Alice Lover August 29, 2011 at 9:03 am

Best. beef. stew. EVER. You are the cooking God! I love this website. I am a registered dietitian and I find myself bringing up your website on my cellphone to show to friends, relatives, and clients.

Leslie September 1, 2011 at 4:25 pm

Thank you so much!

Rick November 4, 2011 at 8:41 pm

I’ve cooked with a pressure cooker for a few years now and I will never make another stew without one.

The pressure drives all the flavors of the mirepoix into the meat and vegetables. And yeah, in a fraction of the time.

Thanks for posting your recipe!

Leslie November 8, 2011 at 7:29 pm

Thanks for your comment Rick. We absolutely love this recipe and you are right about the flavors from the veggies and meat. It just doesn’t get much better. Strangely looking forward to a snowy winter with lots of hot beef stew.

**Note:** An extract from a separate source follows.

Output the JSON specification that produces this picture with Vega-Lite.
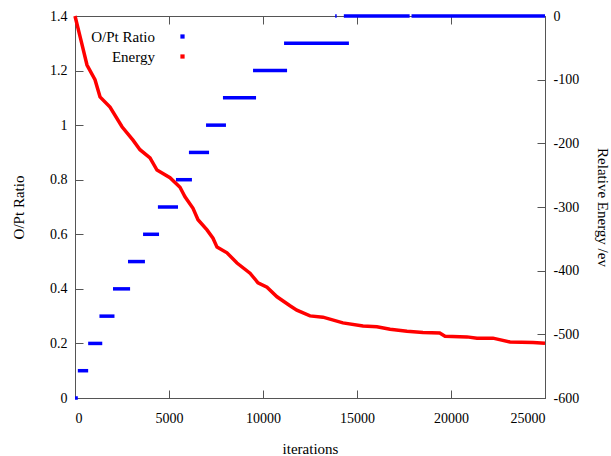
{
  "$schema": "https://vega.github.io/schema/vega-lite/v6.json",
  "width": 470,
  "height": 382,
  "autosize": {"type": "none"},
  "padding": {"left": 75, "top": 16, "right": 66, "bottom": 58},
  "background": "white",
  "config": {
    "font": "Liberation Serif",
    "view": {"stroke": "#555", "strokeWidth": 1},
    "axis": {
      "grid": false,
      "domainColor": "#555",
      "tickColor": "#555",
      "tickSize": -8,
      "labelFont": "Liberation Serif",
      "labelFontSize": 14,
      "labelColor": "#000",
      "titleFont": "Liberation Serif",
      "titleFontSize": 15,
      "titleFontWeight": "normal",
      "titleColor": "#000",
      "labelPadding": 16
    },
    "legend": {
      "labelFont": "Liberation Serif",
      "labelFontSize": 15,
      "labelColor": "#000"
    }
  },
  "datasets": {
    "ratio": [
      {"series": "O/Pt Ratio", "start": 0, "end": 150, "ratio": 0.0},
      {"series": "O/Pt Ratio", "start": 150, "end": 700, "ratio": 0.1},
      {"series": "O/Pt Ratio", "start": 700, "end": 1450, "ratio": 0.2},
      {"series": "O/Pt Ratio", "start": 1300, "end": 2100, "ratio": 0.3},
      {"series": "O/Pt Ratio", "start": 2020, "end": 2930, "ratio": 0.4},
      {"series": "O/Pt Ratio", "start": 2820, "end": 3720, "ratio": 0.5},
      {"series": "O/Pt Ratio", "start": 3620, "end": 4470, "ratio": 0.6},
      {"series": "O/Pt Ratio", "start": 4410, "end": 5480, "ratio": 0.7},
      {"series": "O/Pt Ratio", "start": 5370, "end": 6220, "ratio": 0.8},
      {"series": "O/Pt Ratio", "start": 6060, "end": 7130, "ratio": 0.9},
      {"series": "O/Pt Ratio", "start": 6970, "end": 8030, "ratio": 1.0},
      {"series": "O/Pt Ratio", "start": 7870, "end": 9630, "ratio": 1.1},
      {"series": "O/Pt Ratio", "start": 9470, "end": 11280, "ratio": 1.2},
      {"series": "O/Pt Ratio", "start": 11120, "end": 14570, "ratio": 1.3},
      {"series": "O/Pt Ratio", "start": 13840, "end": 13920, "ratio": 1.4},
      {"series": "O/Pt Ratio", "start": 14300, "end": 17800, "ratio": 1.4},
      {"series": "O/Pt Ratio", "start": 17900, "end": 25000, "ratio": 1.4}
    ],
    "energy": [
      {"series": "Energy", "iter": 0, "energy": 0},
      {"series": "Energy", "iter": 300, "energy": -36},
      {"series": "Energy", "iter": 638, "energy": -77},
      {"series": "Energy", "iter": 1064, "energy": -100},
      {"series": "Energy", "iter": 1330, "energy": -127},
      {"series": "Energy", "iter": 1862, "energy": -143},
      {"series": "Energy", "iter": 2500, "energy": -174},
      {"series": "Energy", "iter": 3085, "energy": -195},
      {"series": "Energy", "iter": 3457, "energy": -210},
      {"series": "Energy", "iter": 3990, "energy": -223},
      {"series": "Energy", "iter": 4360, "energy": -242},
      {"series": "Energy", "iter": 5053, "energy": -254},
      {"series": "Energy", "iter": 5585, "energy": -269},
      {"series": "Energy", "iter": 5851, "energy": -284},
      {"series": "Energy", "iter": 6277, "energy": -302},
      {"series": "Energy", "iter": 6543, "energy": -320},
      {"series": "Energy", "iter": 7021, "energy": -336},
      {"series": "Energy", "iter": 7340, "energy": -349},
      {"series": "Energy", "iter": 7553, "energy": -363},
      {"series": "Energy", "iter": 8085, "energy": -372},
      {"series": "Energy", "iter": 8617, "energy": -388},
      {"series": "Energy", "iter": 9309, "energy": -404},
      {"series": "Energy", "iter": 9734, "energy": -419},
      {"series": "Energy", "iter": 10213, "energy": -426},
      {"series": "Energy", "iter": 10745, "energy": -441},
      {"series": "Energy", "iter": 11436, "energy": -455},
      {"series": "Energy", "iter": 11800, "energy": -462},
      {"series": "Energy", "iter": 12500, "energy": -471},
      {"series": "Energy", "iter": 13190, "energy": -473},
      {"series": "Energy", "iter": 14250, "energy": -482},
      {"series": "Energy", "iter": 15320, "energy": -487},
      {"series": "Energy", "iter": 16060, "energy": -488},
      {"series": "Energy", "iter": 16760, "energy": -492},
      {"series": "Energy", "iter": 17660, "energy": -495},
      {"series": "Energy", "iter": 18510, "energy": -497},
      {"series": "Energy", "iter": 19400, "energy": -498},
      {"series": "Energy", "iter": 19680, "energy": -503},
      {"series": "Energy", "iter": 20851, "energy": -504},
      {"series": "Energy", "iter": 21383, "energy": -506},
      {"series": "Energy", "iter": 22234, "energy": -506},
      {"series": "Energy", "iter": 23138, "energy": -512},
      {"series": "Energy", "iter": 24362, "energy": -513},
      {"series": "Energy", "iter": 25000, "energy": -514}
    ]
  },
  "layer": [
    {
      "data": {"name": "ratio"},
      "mark": {"type": "rule", "strokeWidth": 3.5, "strokeCap": "butt", "clip": false},
      "encoding": {
        "x": {
          "field": "start", "type": "quantitative",
          "scale": {"domain": [0, 25000], "nice": false},
          "axis": {"orient": "bottom", "title": "iterations", "values": [0, 5000, 10000, 15000, 20000, 25000], "format": "d", "labelPadding": 21, "titlePadding": 16}
        },
        "x2": {"field": "end"},
        "y": {
          "field": "ratio", "type": "quantitative",
          "scale": {"domain": [0, 1.4], "nice": false},
          "axis": {"orient": "left", "title": "O/Pt Ratio", "values": [0, 0.2, 0.4, 0.6, 0.8, 1, 1.2, 1.4], "format": "~g", "titlePadding": 23}
        },
        "color": {
          "field": "series", "type": "nominal",
          "scale": {"domain": ["O/Pt Ratio", "Energy"], "range": ["#0000ff", "#ff0000"]},
          "legend": {
            "orient": "none", "legendX": 100, "legendY": 13,
            "title": null, "symbolType": "square", "symbolSize": 3, "symbolStrokeWidth": 2.5,
            "labelAlign": "right", "labelOffset": -35, "rowPadding": 4
          }
        }
      }
    },
    {
      "data": {"name": "energy"},
      "mark": {"type": "line", "strokeWidth": 3.5, "clip": false},
      "encoding": {
        "x": {
          "field": "iter", "type": "quantitative",
          "scale": {"domain": [0, 25000], "nice": false},
          "axis": {"orient": "top", "title": null, "labels": false, "values": [0, 5000, 10000, 15000, 20000, 25000], "domain": false}
        },
        "y": {
          "field": "energy", "type": "quantitative",
          "scale": {"domain": [-600, 0], "nice": false},
          "axis": {"orient": "right", "title": "Relative Energy /ev", "values": [-600, -500, -400, -300, -200, -100, 0], "labelExpr": "'' + datum.value", "titlePadding": 16}
        },
        "color": {"field": "series", "type": "nominal"}
      }
    }
  ],
  "resolve": {"scale": {"y": "independent"}, "axis": {"x": "independent"}}
}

Kait December 28, 2011 at 11:16 pm

Thanks for the recipe. I had never used a pressure cooker before, but owned one. I decided to try this recipe as my first attempt at pressure cooking. My cooker does not have a quick release, and I didn’t have any carrots or celery so I used only stew meat, onions and potatoes. I simply turned off the heat after 12 minutes. The flavor was wonderful and I appreciate the easy to follow recipe. This turned out so great I’m looking for more recipes. Thank you!

Leslie December 29, 2011 at 2:19 pm

@Kait – one of my favorite parts about this recipe is how versatile it is. We’ve made it with all sorts of vegetables, and it always comes out great. Glad to hear yours was a success too!

Greg Segur July 22, 2012 at 7:51 pm

Good job!

kim November 13, 2012 at 9:29 pm

I love your recipe. I hate onions however so I replaced them with garlic & added some red wine too. Oh and mushrooms too, as my husband loves them. Its on the last 4 minute cooking cycle now and it smells freaking fantabulous! Thanks for a great recipe, doll!